■ **Data for the task**:
────────────────────────────────────────

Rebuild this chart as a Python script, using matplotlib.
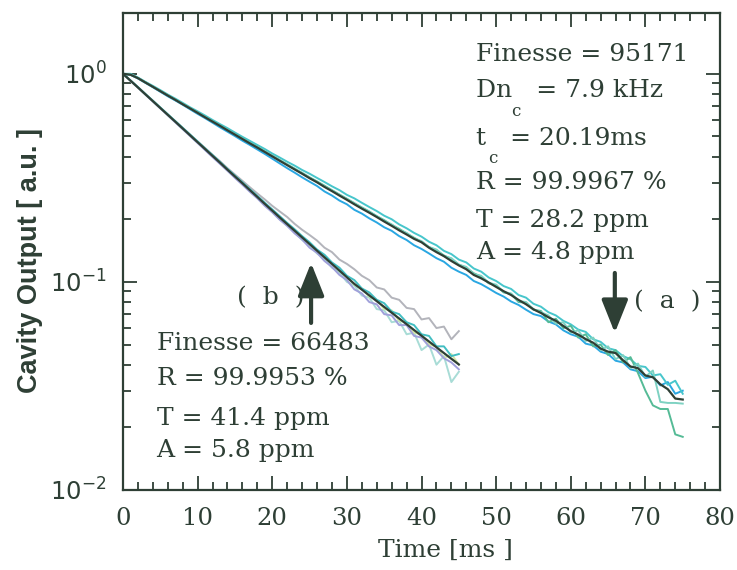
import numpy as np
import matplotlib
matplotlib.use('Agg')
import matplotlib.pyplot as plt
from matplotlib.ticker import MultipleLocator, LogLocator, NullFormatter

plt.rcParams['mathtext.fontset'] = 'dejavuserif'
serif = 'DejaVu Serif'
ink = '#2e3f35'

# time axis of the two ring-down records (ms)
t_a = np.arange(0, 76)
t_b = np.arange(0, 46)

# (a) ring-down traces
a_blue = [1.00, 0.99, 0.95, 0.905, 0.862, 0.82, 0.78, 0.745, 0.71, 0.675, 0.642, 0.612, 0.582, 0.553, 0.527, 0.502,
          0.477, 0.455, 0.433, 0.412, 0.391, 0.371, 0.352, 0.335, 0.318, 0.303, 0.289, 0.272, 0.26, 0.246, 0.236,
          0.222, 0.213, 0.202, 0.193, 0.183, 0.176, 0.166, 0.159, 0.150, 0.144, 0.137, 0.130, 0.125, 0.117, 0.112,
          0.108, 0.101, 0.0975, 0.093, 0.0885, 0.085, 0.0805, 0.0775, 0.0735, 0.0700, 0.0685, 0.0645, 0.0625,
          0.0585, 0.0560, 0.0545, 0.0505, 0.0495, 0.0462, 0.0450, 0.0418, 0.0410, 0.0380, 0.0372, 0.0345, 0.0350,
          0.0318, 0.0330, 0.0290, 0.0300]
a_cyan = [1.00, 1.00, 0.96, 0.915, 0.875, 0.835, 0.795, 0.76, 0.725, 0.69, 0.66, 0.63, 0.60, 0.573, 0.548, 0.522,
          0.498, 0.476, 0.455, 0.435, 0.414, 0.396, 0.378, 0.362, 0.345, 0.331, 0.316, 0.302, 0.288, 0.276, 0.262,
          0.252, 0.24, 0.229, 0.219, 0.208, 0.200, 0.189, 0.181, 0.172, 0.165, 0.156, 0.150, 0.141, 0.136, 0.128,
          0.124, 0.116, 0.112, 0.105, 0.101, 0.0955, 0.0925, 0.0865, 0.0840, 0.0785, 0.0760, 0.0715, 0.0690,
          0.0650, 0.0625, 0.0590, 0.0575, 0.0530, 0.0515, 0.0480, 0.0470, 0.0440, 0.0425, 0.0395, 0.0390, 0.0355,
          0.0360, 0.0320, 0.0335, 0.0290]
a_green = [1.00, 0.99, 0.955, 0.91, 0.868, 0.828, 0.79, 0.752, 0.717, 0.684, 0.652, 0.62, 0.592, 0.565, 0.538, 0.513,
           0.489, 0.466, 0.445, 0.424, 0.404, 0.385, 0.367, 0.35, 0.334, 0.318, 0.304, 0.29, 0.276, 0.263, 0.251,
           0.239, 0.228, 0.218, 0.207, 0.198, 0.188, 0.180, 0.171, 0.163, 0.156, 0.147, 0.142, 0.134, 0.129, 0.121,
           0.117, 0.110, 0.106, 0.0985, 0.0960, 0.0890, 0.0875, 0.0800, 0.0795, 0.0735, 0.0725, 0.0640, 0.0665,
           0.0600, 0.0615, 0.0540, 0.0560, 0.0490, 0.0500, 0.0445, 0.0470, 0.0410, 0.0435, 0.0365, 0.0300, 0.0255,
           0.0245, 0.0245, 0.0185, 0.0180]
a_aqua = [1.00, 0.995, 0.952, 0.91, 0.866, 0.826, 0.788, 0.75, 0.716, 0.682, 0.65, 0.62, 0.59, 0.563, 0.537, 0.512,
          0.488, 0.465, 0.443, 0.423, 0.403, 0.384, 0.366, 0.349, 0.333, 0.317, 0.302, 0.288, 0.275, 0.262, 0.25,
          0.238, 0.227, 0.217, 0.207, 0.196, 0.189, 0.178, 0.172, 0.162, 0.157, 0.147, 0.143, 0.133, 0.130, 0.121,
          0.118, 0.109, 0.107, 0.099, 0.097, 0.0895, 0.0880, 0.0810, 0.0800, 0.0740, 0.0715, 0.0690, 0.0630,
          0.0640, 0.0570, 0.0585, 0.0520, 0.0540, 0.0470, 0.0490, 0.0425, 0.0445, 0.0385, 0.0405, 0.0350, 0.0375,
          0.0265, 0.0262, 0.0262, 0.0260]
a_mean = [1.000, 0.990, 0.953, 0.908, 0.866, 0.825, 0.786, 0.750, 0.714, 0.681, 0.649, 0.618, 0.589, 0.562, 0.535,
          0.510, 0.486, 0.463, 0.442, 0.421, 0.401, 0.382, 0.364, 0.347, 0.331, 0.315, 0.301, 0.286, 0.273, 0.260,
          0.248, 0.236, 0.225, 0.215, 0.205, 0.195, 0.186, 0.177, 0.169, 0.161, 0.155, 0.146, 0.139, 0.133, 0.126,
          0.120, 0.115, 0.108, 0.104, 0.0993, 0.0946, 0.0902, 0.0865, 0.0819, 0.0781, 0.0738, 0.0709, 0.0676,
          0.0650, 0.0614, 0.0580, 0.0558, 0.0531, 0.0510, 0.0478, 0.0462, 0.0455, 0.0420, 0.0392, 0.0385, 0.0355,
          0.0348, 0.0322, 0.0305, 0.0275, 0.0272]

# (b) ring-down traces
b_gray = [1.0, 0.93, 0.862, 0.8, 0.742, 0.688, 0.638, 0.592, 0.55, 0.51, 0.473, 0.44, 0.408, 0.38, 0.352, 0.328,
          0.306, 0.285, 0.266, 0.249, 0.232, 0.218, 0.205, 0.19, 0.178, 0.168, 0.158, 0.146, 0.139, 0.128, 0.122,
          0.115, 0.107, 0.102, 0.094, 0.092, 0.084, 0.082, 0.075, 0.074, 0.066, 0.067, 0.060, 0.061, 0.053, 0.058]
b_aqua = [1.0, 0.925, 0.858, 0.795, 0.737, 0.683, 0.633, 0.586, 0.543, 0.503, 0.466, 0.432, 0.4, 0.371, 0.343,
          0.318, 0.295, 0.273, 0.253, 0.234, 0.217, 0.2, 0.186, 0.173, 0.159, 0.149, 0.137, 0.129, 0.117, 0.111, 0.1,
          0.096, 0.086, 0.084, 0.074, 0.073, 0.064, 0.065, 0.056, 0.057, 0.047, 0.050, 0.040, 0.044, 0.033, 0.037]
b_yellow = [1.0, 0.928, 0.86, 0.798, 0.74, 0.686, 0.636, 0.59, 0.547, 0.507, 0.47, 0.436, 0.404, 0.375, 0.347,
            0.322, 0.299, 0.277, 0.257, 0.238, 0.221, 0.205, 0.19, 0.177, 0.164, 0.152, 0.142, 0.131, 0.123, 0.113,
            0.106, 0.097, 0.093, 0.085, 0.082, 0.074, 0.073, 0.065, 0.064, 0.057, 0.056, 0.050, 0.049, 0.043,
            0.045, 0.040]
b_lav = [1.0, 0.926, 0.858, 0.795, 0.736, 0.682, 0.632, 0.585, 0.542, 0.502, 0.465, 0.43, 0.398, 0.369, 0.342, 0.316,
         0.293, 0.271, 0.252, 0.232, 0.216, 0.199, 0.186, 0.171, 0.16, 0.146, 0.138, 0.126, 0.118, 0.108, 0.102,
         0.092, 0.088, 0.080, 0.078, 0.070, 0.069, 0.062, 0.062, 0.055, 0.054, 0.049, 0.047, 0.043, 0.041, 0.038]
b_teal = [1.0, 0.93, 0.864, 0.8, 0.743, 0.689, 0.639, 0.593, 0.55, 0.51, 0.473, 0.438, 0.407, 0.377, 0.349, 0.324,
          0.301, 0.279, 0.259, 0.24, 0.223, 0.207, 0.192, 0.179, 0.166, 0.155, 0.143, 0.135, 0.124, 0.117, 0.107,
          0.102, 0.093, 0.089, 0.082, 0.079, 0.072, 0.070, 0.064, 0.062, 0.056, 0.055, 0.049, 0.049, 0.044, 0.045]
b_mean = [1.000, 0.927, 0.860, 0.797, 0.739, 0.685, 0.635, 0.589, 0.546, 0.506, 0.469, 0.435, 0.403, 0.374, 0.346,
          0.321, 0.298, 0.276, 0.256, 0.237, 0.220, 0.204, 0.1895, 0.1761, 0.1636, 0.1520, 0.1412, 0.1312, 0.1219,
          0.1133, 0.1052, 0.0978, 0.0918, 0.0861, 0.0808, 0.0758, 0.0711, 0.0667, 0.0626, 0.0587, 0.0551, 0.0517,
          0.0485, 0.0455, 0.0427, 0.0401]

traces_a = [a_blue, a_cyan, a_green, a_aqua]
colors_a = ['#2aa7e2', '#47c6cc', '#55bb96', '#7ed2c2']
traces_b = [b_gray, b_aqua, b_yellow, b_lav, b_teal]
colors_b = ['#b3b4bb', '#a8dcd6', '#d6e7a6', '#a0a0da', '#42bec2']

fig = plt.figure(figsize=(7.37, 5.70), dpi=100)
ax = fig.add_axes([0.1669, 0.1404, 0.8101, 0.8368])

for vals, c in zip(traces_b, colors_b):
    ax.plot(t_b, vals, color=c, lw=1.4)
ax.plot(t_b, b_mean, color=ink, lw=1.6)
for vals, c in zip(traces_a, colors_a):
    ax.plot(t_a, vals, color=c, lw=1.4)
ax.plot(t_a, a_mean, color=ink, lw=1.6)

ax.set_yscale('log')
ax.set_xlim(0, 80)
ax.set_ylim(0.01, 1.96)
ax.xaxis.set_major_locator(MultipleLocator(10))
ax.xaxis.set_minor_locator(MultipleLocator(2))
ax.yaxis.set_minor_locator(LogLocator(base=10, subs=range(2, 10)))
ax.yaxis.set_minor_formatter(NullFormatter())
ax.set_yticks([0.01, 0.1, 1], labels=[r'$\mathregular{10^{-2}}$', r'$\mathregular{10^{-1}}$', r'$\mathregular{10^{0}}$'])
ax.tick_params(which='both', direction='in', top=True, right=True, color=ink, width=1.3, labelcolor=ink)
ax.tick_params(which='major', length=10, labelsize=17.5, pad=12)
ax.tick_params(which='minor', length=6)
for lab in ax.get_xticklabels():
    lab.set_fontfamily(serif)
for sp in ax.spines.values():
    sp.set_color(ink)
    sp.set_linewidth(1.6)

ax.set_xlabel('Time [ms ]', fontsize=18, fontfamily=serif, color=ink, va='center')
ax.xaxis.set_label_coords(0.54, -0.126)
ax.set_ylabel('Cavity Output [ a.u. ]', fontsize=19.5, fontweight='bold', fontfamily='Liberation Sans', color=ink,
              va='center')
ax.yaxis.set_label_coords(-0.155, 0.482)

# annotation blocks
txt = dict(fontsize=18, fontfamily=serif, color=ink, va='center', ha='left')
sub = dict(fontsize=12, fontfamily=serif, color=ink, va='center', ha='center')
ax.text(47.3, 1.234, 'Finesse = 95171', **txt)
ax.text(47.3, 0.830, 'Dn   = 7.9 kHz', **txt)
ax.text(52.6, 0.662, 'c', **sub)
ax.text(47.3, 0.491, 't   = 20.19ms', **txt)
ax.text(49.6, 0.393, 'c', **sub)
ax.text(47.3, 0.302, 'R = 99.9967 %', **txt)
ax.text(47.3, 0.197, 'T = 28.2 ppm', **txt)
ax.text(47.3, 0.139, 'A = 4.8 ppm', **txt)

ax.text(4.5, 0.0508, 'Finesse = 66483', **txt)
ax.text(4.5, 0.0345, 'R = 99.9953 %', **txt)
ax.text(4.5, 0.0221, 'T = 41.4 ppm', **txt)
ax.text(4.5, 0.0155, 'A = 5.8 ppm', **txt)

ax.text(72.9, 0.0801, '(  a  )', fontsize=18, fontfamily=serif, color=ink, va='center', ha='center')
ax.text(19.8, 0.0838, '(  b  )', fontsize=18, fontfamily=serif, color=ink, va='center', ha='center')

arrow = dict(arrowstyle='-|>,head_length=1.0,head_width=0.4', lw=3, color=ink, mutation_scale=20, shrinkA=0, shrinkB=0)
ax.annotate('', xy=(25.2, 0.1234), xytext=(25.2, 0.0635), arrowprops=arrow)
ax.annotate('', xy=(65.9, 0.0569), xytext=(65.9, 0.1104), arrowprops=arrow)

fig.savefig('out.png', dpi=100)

────────────────────────────────────────

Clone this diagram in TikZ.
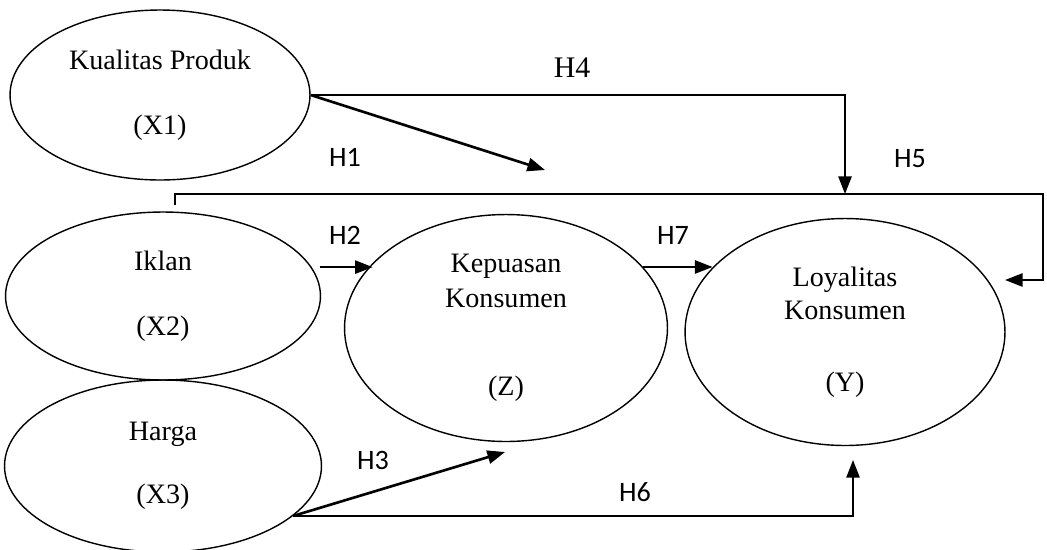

────────────────────────────────────────

■ **Exercise requirements**: Of the lines above, copy only those from the one holding "Rebuild this chart" to the one holding "t_b = np.arange(0, 46)", both included, and exclude every image.

■ **Result for this task**:
Rebuild this chart as a Python script, using matplotlib.
import numpy as np
import matplotlib
matplotlib.use('Agg')
import matplotlib.pyplot as plt
from matplotlib.ticker import MultipleLocator, LogLocator, NullFormatter

plt.rcParams['mathtext.fontset'] = 'dejavuserif'
serif = 'DejaVu Serif'
ink = '#2e3f35'

# time axis of the two ring-down records (ms)
t_a = np.arange(0, 76)
t_b = np.arange(0, 46)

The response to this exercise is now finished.